AR is becoming more prominent with the proliferation of smartphone apps. You may have interacted with AR when using Snapchat, Google’s AR stickers, and Pokemon GO, along with many other apps. The current majority of the AR market is focused on entertainment and is something you need to be paying attention to and considering. Just as smartphones and the personal computers ended up driving IT infrastructure for businesses, AR entertainment is shaping the expectations of your clients and customers. Consumer technology is rapidly approaching the point where AR will be an everyday interaction and this trend is going to continue to expand. As we move forward, we need to be ready to face the design challenges it will present.
The Biggest Opportunities AR Brings
AR offers us the opportunity to give users the best possible experience with our products by:
- Decreasing interaction costs
- Reducing cognitive loads
- Minimizing attention switches
By providing real-time information about what the user is looking at or looking for, AR allows us to serve up exactly what a user is trying to accomplish in a much faster and streamlined way.
My favorite example of this is Ikea’s Place app.
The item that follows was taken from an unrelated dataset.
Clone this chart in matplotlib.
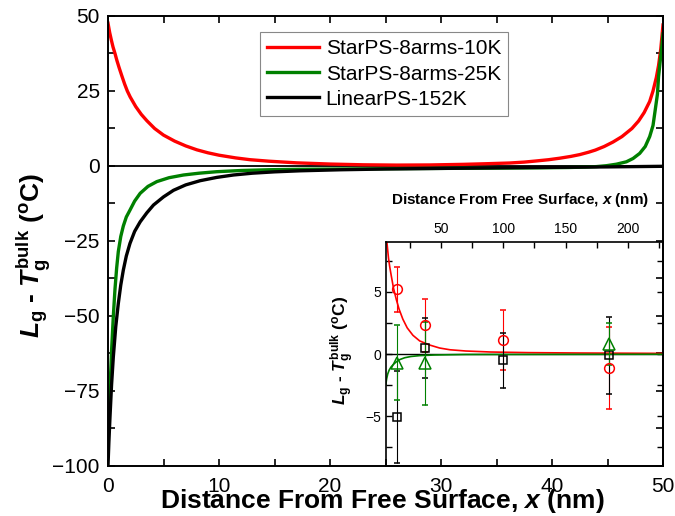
import numpy as np
import matplotlib
matplotlib.use('Agg')
import matplotlib.pyplot as plt
from matplotlib.ticker import MultipleLocator

plt.rcParams['font.family'] = ['Liberation Sans', 'DejaVu Sans']
plt.rcParams['mathtext.fontset'] = 'custom'
plt.rcParams['mathtext.rm'] = 'Liberation Sans:bold'
plt.rcParams['mathtext.it'] = 'Liberation Sans:italic:bold'
plt.rcParams['mathtext.bf'] = 'Liberation Sans:bold'

# main panel: profiles across a 50 nm film
red_x = [0, 0.15, 0.3, 0.45, 0.63, 0.8, 1.0, 1.25, 1.5, 1.74, 2.0, 2.5, 3.0, 3.5, 4.2, 5.0, 6.0, 7.0,
         8.0, 9.0, 10, 11.5, 12.8, 14.5, 17, 20, 23, 26, 29, 32, 34, 36.2, 37.5, 38.5, 39.7, 40.7,
         41.7, 42.5, 43.3, 43.9, 44.7, 45.5, 46.3, 47.2, 47.8, 48.3, 48.8, 49.1, 49.4, 49.6, 49.8, 50]
red_y = [47.6, 44.5, 42, 39.7, 37.5, 35.2, 32.8, 30, 27.3, 25, 23, 19.8, 17.2, 15.1, 12.5, 10.3, 8.3, 6.7,
         5.4, 4.4, 3.6, 2.7, 2.1, 1.6, 1.05, 0.65, 0.4, 0.3, 0.35, 0.55, 0.75, 1.0, 1.3, 1.65, 2.1, 2.6,
         3.2, 3.8, 4.6, 5.3, 6.5, 8, 9.8, 12.5, 15, 17.8, 21.5, 25, 29.5, 33.5, 39, 47]

green_x = [0, 0.08, 0.15, 0.24, 0.33, 0.48, 0.63, 0.78, 0.93, 1.15, 1.38, 1.65, 1.98, 2.4, 2.9, 3.6,
           4.4, 5.5, 6.8, 8.2, 9.8, 12, 14.5, 17.3, 21, 25, 30, 35, 39, 41.5, 43, 44, 44.9, 45.8,
           46.7, 47.3, 47.9, 48.4, 48.8, 49.1, 49.3, 49.5, 49.6, 49.75, 49.9, 50]
green_y = [-93, -85, -78, -69, -61, -50, -41, -34, -28.5, -23.5, -20, -17, -14.7, -11.7, -9.1, -6.8,
           -5.2, -3.9, -3.0, -2.4, -1.9, -1.5, -1.25, -1.1, -1.0, -0.9, -0.8, -0.7, -0.6, -0.5, -0.35,
           -0.2, 0.1, 0.6, 1.4, 2.5, 4.2, 6.5, 9.8, 13.5, 18.7, 24, 29.8, 35, 40, 44]

black_x = [0, 0.08, 0.18, 0.32, 0.48, 0.7, 0.93, 1.15, 1.38, 1.65, 1.98, 2.4, 2.9, 3.5, 4.1, 5.0,
           5.9, 7.0, 8.3, 9.8, 11.3, 13, 15, 17.3, 21, 25, 30, 35, 40, 45, 50]
black_y = [-100, -92, -83.6, -73, -63.6, -53.5, -45.8, -39.7, -34.7, -30, -25.8, -21.8, -18.6, -15.6,
           -13, -10.3, -8.1, -6.3, -4.9, -3.8, -3.0, -2.4, -1.95, -1.6, -1.25, -1.0, -0.8, -0.6, -0.45,
           -0.3, -0.1]

labels = ['StarPS-8arms-10K', 'StarPS-8arms-25K', 'LinearPS-152K']

# inset: measured points and fits
pts_x = [15, 37, 100, 185]
red_pts = [5.2, 2.3, 1.1, -1.15]
red_err = [1.8, 2.1, 2.4, 3.3]
black_pts = [-5.05, 0.5, -0.5, -0.1]
black_err = [3.7, 2.4, 2.2, 3.1]
green_pts_x = [15, 37, 185]
green_pts = [-0.7, -0.75, 0.8]
green_err = [3.0, 3.35, 1.7]

fit_red_x = [6.2, 7, 8, 9, 10.2, 12, 14.2, 16.5, 19.5, 23, 27.6, 33, 41, 49, 57.3, 70, 90, 120, 160, 228]
fit_red_y = [9.5, 8.7, 7.7, 7.0, 6.3, 5.3, 4.4, 3.6, 2.8, 2.1, 1.5, 1.05, 0.72, 0.48, 0.34, 0.24, 0.16,
             0.11, 0.08, 0.05]
fit_green_x = [5.8, 6.5, 7.4, 8.5, 10, 11.5, 14, 17, 21, 26, 33, 45, 70, 228]
fit_green_y = [-2.5, -2.0, -1.6, -1.3, -1.05, -0.88, -0.65, -0.45, -0.3, -0.2, -0.13, -0.08, -0.04, -0.02]

RED = '#ff0000'
GREEN = '#008000'

fig = plt.figure(figsize=(6.75, 5.16), dpi=100)
ax = fig.add_axes([108/675, 50/516, 555/675, 450/516])

ax.axhline(0, color='k', lw=1.3, zorder=1)
ax.plot(red_x, red_y, color=RED, lw=2.4, label=labels[0])
ax.plot(green_x, green_y, color=GREEN, lw=2.4, label=labels[1])
ax.plot(black_x, black_y, color='k', lw=2.4, label=labels[2])

ax.set_xlim(0, 50)
ax.set_ylim(-100, 50)
ax.xaxis.set_major_locator(MultipleLocator(10))
ax.xaxis.set_minor_locator(MultipleLocator(5))
ax.yaxis.set_major_locator(MultipleLocator(25))
ax.yaxis.set_minor_locator(MultipleLocator(12.5))
ax.tick_params(which='both', direction='in', top=True, right=True, length=5, width=1.2, labelsize=15)
ax.tick_params(axis='x', pad=8)
ax.tick_params(axis='y', pad=6)
for s in ax.spines.values():
    s.set_linewidth(1.4)

leg = ax.legend(loc='upper left', bbox_to_anchor=(260/675, 1 - 32/516), bbox_transform=fig.transFigure,
                borderaxespad=0, fontsize=15, handlelength=2.5, handletextpad=0.3, labelspacing=0.3,
                borderpad=0.35, fancybox=False, framealpha=1)
leg.get_frame().set_edgecolor('#888888')
leg.get_frame().set_linewidth(0.8)

fig.text(160/675, 1 - 501/516, r'Distance From Free Surface, $\mathit{x}$ (nm)', fontsize=19,
         fontweight='bold', ha='left', va='center')
fig.text(34/675, 1 - 256/516, r'$\mathit{L}_{\mathrm{g}}$ - $\mathit{T}_{\mathrm{g}}^{\mathrm{bulk}}$ ($^{\mathrm{o}}$C)',
         fontsize=19, fontweight='bold', rotation=90, ha='center', va='center')

# inset
ins = fig.add_axes([386/675, 50/516, 277/675, 224/516])
ins.patch.set_facecolor('none')
ins.axhline(0, color='k', lw=1.0, zorder=1)
ins.plot(fit_red_x, fit_red_y, color=RED, lw=1.2)
ins.plot(fit_green_x, fit_green_y, color=GREEN, lw=1.2)
ins.errorbar(pts_x, red_pts, yerr=red_err, fmt='o', ms=7, mfc='none', mec=RED, mew=1.1,
             ecolor=RED, elinewidth=0.8, capsize=2.5, capthick=0.8)
ins.errorbar(pts_x, black_pts, yerr=black_err, fmt='s', ms=6, mfc='none', mec='k', mew=1.1,
             ecolor='k', elinewidth=0.8, capsize=2.5, capthick=0.8)
ins.errorbar(green_pts_x, green_pts, yerr=green_err, fmt='^', ms=8, mfc='none', mec=GREEN, mew=1.1,
             ecolor=GREEN, elinewidth=0.8, capsize=2.5, capthick=0.8)
ins.set_xlim(6, 228)
ins.set_ylim(-9, 9)
ins.xaxis.set_major_locator(MultipleLocator(50))
ins.xaxis.set_minor_locator(MultipleLocator(25))
ins.yaxis.set_major_locator(MultipleLocator(5))
ins.yaxis.set_minor_locator(MultipleLocator(2.5))
ins.xaxis.tick_top()
ins.tick_params(which='both', direction='in', top=True, bottom=False, right=True, length=4, width=1.0,
                labelsize=10)
ins.tick_params(axis='x', labelbottom=False, labeltop=True, pad=4)
for s in ins.spines.values():
    s.set_linewidth(1.2)

fig.text(520/675, 1 - 200/516, r'Distance From Free Surface, $\mathit{x}$ (nm)', fontsize=11,
         fontweight='bold', ha='center', va='center')
fig.text(343/675, 1 - 350/516, r'$\mathit{L}_{\mathrm{g}}$ - $\mathit{T}_{\mathrm{g}}^{\mathrm{bulk}}$ ($^{\mathrm{o}}$C)',
         fontsize=12.5, fontweight='bold', rotation=90, ha='center', va='center')

fig.savefig('out.png', dpi=100)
With this app, Ikea has essentially removed half of the work a consumer has to put in when deciding on what furniture would go best in their home.
Instead of browsing the Ikea brick and mortar store, taking pictures of furniture, and then trying to imagine what those pieces would look like in your home, you can now simply look through Ikea’s inventory and place the pieces you like in your living room via AR. With this one app, Ikea has solved a critical problem for their customers and shown that AR has many practical and important use cases.
The Biggest Challenges AR Brings
Like every huge shift in technology, there are just as many, if not more, ways to overdo it. We have to walk a fine line between providing users with the information they need and introducing more and more visual noise. AR will not always be the right answer for a product and we have to be sure that we don’t introduce it simply because it’s the hot new thing.
AR will introduce a brand-new testing challenge for your organization. When designing for a screen, there are a pretty standard set of variables we need to design for so our products are accessible to the widest range of users as possible. With AR’s use outside of the screen, we will need to take more consideration into how our designs interact with a multitude of environments.
Until wearables become more comfortable and stylish, we have to consider how our users interact with AR experiences physically. We already take into consideration eye and thumb strain when designing for mobile, not to mention ADA needs. Now, we will have to consider other physical interaction limitations of the human body when using an AR app. This includes things like arm strain from holding up a phone for an extended period of time, or over focus – when a user becomes so engrossed with the AR experience that they lose focus on their surroundings.
AR is the first truly new User Interface since Apple rolled out the original iPhone. Going from a mouse and keyboard to a single touch screen – it’s hard to believe that that was a scant 10 years ago.
However, AR is an even more radical departure from traditional UI than that. With the iPhone, we went from one physical interaction to another. With AR, we are going from a physical interaction to a virtual one. If we can overcome the hurdle of adoption inherent in new technologies, AR will easily become something we interact with everyday. It will be our job, as designers, to make sure that AR experiences are useful, accessible, and safe for our users.